A year ago, Hot Paper Lantern published research showing that data center operators were losing control of their own stories. Nearly 10% of all social media conversations about the industry were negative, and the companies generating the most coverage were often also generating the most criticism. Our warning was overly simplistic: if you are not actively shaping your narrative, someone else will do it for you, and usually not in your favor.
Twelve months later, the numbers are significantly worse.
Between March 6 and April 6, 2026, there were over 1.4 million mentions of data centers across social and traditional media. Forty-five percent of those mentions were negative. Just 14 percent were positive. That ratio speaks to where public sentiment stands, and it should be a wake-up call for every operator trying to build, expand, or earn approval in a new market.

The anger is real, it is organized, and it is showing up in places that directly affect business outcomes across the country.
48 projects worth over $150 billion have been stalled or canceled as local governments delay or block development. Moratoriums are spreading. Investors are starting to question whether companies can deliver on the commitments they have made. And now, the opposition has a documented playbook covering energy costs, water consumption, jobs, and community impact that is being picked up by elected officials across party lines.
This week was a stark reminder of how intense public sentiment around data centers has become. An Indianapolis city councilman who had publicly supported a data center in his district was targeted in a shooting at his home. A note left at the scene read "No Data Centers." Fortunately, he and his young son were not harmed. The community group opposing the project immediately and clearly condemned the act, but the broader picture of a local elected official facing that level of hostility over a rezoning vote speaks volumes about the environment operators are now working in.
That adversarial environment did not appear overnight.
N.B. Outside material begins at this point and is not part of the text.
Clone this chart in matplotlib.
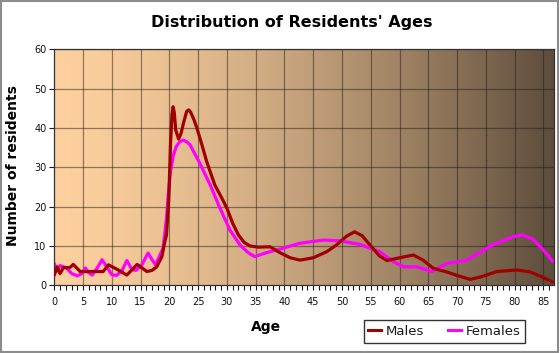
import numpy as np
import matplotlib
matplotlib.use("Agg")
import matplotlib.pyplot as plt
from matplotlib.patches import Rectangle
from matplotlib.lines import Line2D

# ---- data ----
male_age = [0, 0.5, 1.0, 1.6, 2.7, 3.3, 4.5, 6, 8.5, 9.4, 11, 12.6, 14.4, 16.1, 17.0, 17.8, 18.7, 19.2,
            19.5, 19.9, 20.2, 20.45, 20.65, 20.85, 21.1, 21.6, 22.0, 22.5, 23.0, 23.35, 23.7, 24.3,
            24.8, 25.7, 26.5, 27.9, 29.0, 30.0, 31.0, 32.0, 33.0, 34.0,
            35.5, 37.5, 39.2, 41.0, 42.7, 45.0, 47.3, 49.0, 50.8, 52.2, 53.5, 54.9, 56.5, 57.8, 60.0,
            62.4, 64.1, 65.9, 68.2, 70.0, 72.3, 74.5, 76.9, 80.4, 82.7, 84.5, 86.7]
male_val = [2.6, 4.7, 3.0, 4.5, 4.5, 5.3, 3.5, 3.5, 3.5, 5.2, 4.0, 2.6, 5.3, 3.5, 3.8, 4.7, 7.3, 11.0,
            12.8, 22.0, 36.0, 43.5, 45.4, 44.0, 39.5, 37.2, 38.5, 41.5, 44.2, 44.6, 44.0, 42.0,
            39.9, 35.5, 31.4, 25.5, 22.5, 19.6, 15.8, 12.8, 10.9, 10.0,
            9.7, 9.8, 8.3, 7.0, 6.4, 7.0, 8.5, 10.2, 12.5, 13.6, 12.6, 10.2, 7.5, 6.3, 7.0,
            7.7, 6.4, 4.3, 3.4, 2.5, 1.5, 2.3, 3.5, 3.9, 3.4, 2.3, 0.8]

female_age = [0, 0.5, 1.0, 1.6, 2.2, 3.0, 4.0, 4.8, 5.4, 6.0, 6.6, 7.5, 8.3, 9.2, 10.0, 10.8, 11.8,
              12.6, 13.5, 14.2, 15.2, 16.3, 17.0, 17.6, 18.3, 18.9, 19.5, 19.8, 20.2, 20.7, 21.2, 21.8,
              22.4, 23.0, 23.6, 25.3, 27.1, 28.8, 30.5, 32.3, 33.7, 34.8, 36.9, 39.2, 42.7, 46.8,
              49.7, 53.1, 56.6, 58.9, 60.7, 63.0, 65.6, 68.3, 71.5, 76.1, 79.8, 81.4, 83.2, 85.0, 86.7]
female_val = [5.5, 3.6, 5.0, 4.7, 4.3, 3.0, 2.4, 3.0, 4.4, 3.2, 2.6, 4.5, 6.5, 4.5, 2.7, 2.5, 3.8,
              6.3, 4.0, 3.8, 5.2, 8.2, 6.5, 5.2, 7.5, 9.4, 17.0, 23.0, 29.0, 33.1, 35.3, 36.5,
              36.9, 36.5, 35.7, 31.0, 25.5, 19.6, 14.1, 10.2, 8.3, 7.3, 8.3, 9.2, 10.7, 11.5,
              11.3, 10.4, 8.5, 6.0, 4.7, 4.7, 3.5, 5.6, 6.3, 10.2, 12.4, 12.8, 11.7, 9.0, 6.0]

x_ticks = list(range(0, 90, 5))
y_ticks = [0, 10, 20, 30, 40, 50, 60]
title = "Distribution of Residents' Ages"
series_names = ["Males", "Females"]

W, H = 560, 353
fig = plt.figure(figsize=(W / 100, H / 100), dpi=100)
fig.patch.set_facecolor((0, 1, 1, 0))

# axes placement in pixels
L, R, T, B = 54.3, 554.3, 49.3, 285.3
ax = fig.add_axes([L / W, 1 - B / H, (R - L) / W, (B - T) / H])
ax.set_xlim(0, 86.9)
ax.set_ylim(0, 60)

# gradient background
t = np.linspace(0, 1, 400) ** 1.45
c0 = np.array([253, 208, 158]) / 255
c1 = np.array([93, 77, 60]) / 255
grad = (c0[None, :] * (1 - t[:, None]) + c1[None, :] * t[:, None])[None, :, :]
ax.imshow(grad, extent=[0, 86.9, 0, 60], aspect="auto", zorder=0, interpolation="bilinear")

# grid
for xv in x_ticks[1:]:
    ax.axvline(xv, color=(0.15, 0.12, 0.1), alpha=0.5, lw=0.9, zorder=1)
for yv in y_ticks[1:]:
    ax.axhline(yv, color=(0.15, 0.12, 0.1), alpha=0.5, lw=0.9, zorder=1)

ax.plot(female_age, female_val, color="#ff00ff", lw=2.3, zorder=2, solid_capstyle="round",
        solid_joinstyle="round")
ax.plot(male_age, male_val, color="#a00000", lw=2.3, zorder=3, solid_capstyle="round",
        solid_joinstyle="round")

ax.set_xticks(x_ticks)
ax.set_xticks(range(0, 87), minor=True)
ax.set_yticks(y_ticks)
ax.tick_params(axis="x", which="both", direction="out", length=3.5, width=0.8,
               colors=(0.1, 0.1, 0.1), labelsize=7, pad=5)
ax.tick_params(axis="y", which="major", direction="out", length=3.5, width=0.8,
               colors=(0.1, 0.1, 0.1), labelsize=7, pad=2)
for sp in ax.spines.values():
    sp.set_color((0.2, 0.2, 0.2))
    sp.set_linewidth(0.9)
for lab in ax.get_xticklabels() + ax.get_yticklabels():
    lab.set_color("#111111")

# title and labels
fig.text(292 / W, 1 - 23 / H, title, ha="center", va="center", fontsize=11.5,
         fontweight="bold", color="black")
fig.text(266 / W, 1 - 327.5 / H, "Age", ha="center", va="center", fontsize=10,
         fontweight="bold", color="black")
fig.text(13 / W, 1 - 166 / H, "Number of residents", ha="center", va="center", fontsize=10,
         fontweight="bold", color="black", rotation=90)

# legend
handles = [Line2D([], [], color="#a00000", lw=2.2), Line2D([], [], color="#ff00ff", lw=2.2)]
leg = fig.legend(handles, series_names, loc="center", bbox_to_anchor=(444.5 / W, 1 - 331.5 / H),
                 ncol=2, fontsize=9.5, frameon=True, fancybox=False, handlelength=1.0,
                 handletextpad=0.35, columnspacing=1.8, borderpad=0.35, framealpha=None)
leg.get_frame().set_facecolor("none")
leg.get_frame().set_edgecolor((0, 0, 0, 0.5))
leg.get_frame().set_linewidth(1.0)
for txt in leg.get_texts():
    txt.set_color("#1a1a1a")

# outer border
fig.patches.append(Rectangle((0.8 / W, 1 - 352 / H), 557 / W, 351.2 / H, transform=fig.transFigure,
                             fill=False, edgecolor=(0, 0, 0, 0.45), lw=1.5))

fig.savefig("out.png", dpi=100, facecolor=fig.get_facecolor())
It formed in the space that the industry largely left open.
Our research found that the operators outperforming their peers were not the biggest ones. In fact, it’s just the opposite. Based on revenue, the bottom half of companies we studied generated seven times more coverage and fifteen times more engagement than the top tier earners. They were succeeding by being proactive, producing specific and consistent messaging tailored to the audiences that mattered, before the opposition had a chance to define the project for them.
Most operators have not done that work. They have announced jobs numbers and expected the community benefit to be obvious and the community to be oblivious. The core problem is the gap between what the industry believes it contributes and what communities actually understand, and it is widening by the day.
The good news is that the research clearly shows that operators who engage early, build genuine community relationships, and communicate in plain language about what they actually bring to a neighborhood can change this dynamic.
But the window is not unlimited. The opposition is active, it is funded, and it has a head start in too many markets. The question for operators right now is: Who is telling your story?